Это был существеннейший момент в поэтической эволюции Лермонтова, который мы могли бы определить как кризис романтического индивидуализма, – отнюдь не сводимый, конечно, к его «разоблачению». Личность предстает Лермонтову в последний период его творчества в совокупности своих социальных и исторических связей и в соотношении с другими личностями; все вместе дает некую социальную меру поведения героя. Эта общая концепция сказывается во всем зрелом творчестве Лермонтова – в переоценке проблемы «поэт и толпа» в «Не верь себе» и «Журналисте, читателе и писателе», и в оценке современного поколения в «Думе», получая законченное воплощение в «Герое нашего времени». Она прямо отражается и в поздних редакциях «Демона».

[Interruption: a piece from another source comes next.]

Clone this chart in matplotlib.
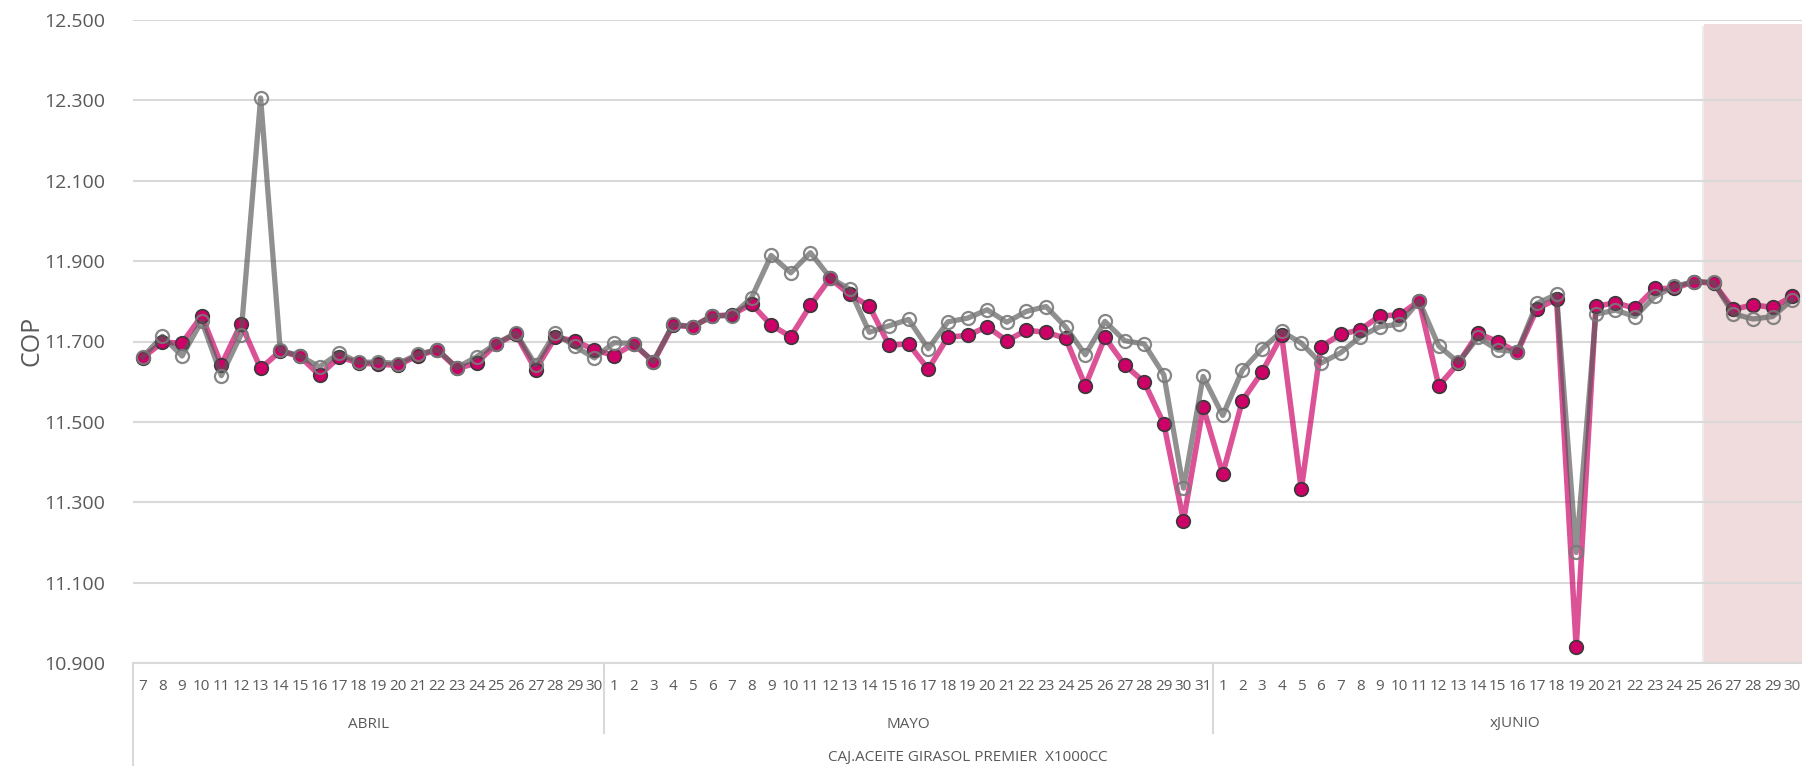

Замысел «Демона» возник у Лермонтова еще в 1829 г., в период поэтического ученичества, – и уже тогда определился основной конфликт поэмы, сохранившийся в общем виде до последней редакции: падший ангел, несущий на себе бремя вселенского проклятия, влюбляется в смертную, ища перерождения в любви. Но его избранница, монахиня, любит ангела, – и чувство любви и надежда на возрождение уступают в Демоне ненависти и желанию мстить. Он обольщает и губит монахиню и торжествует над соперником. На протяжении 1829–1831 гг. Лермонтов создает или намечает четыре редакции поэмы и пробует одновременно варьировать близкую тему в «Азраиле» и «Ангеле смерти». Затем в работе наступает перерыв; в 1833–1834 гг. Лермонтов вновь возвращается к этому замыслу, создавая пятую редакцию, и вновь оставляет его уже до 1838 г. Проблематика поэмы, очевидно, не складывалась в единое целое; любовный эпизод приходил в резкое противоречие с глобальным конфликтом и с мистериальным характером разработки темы.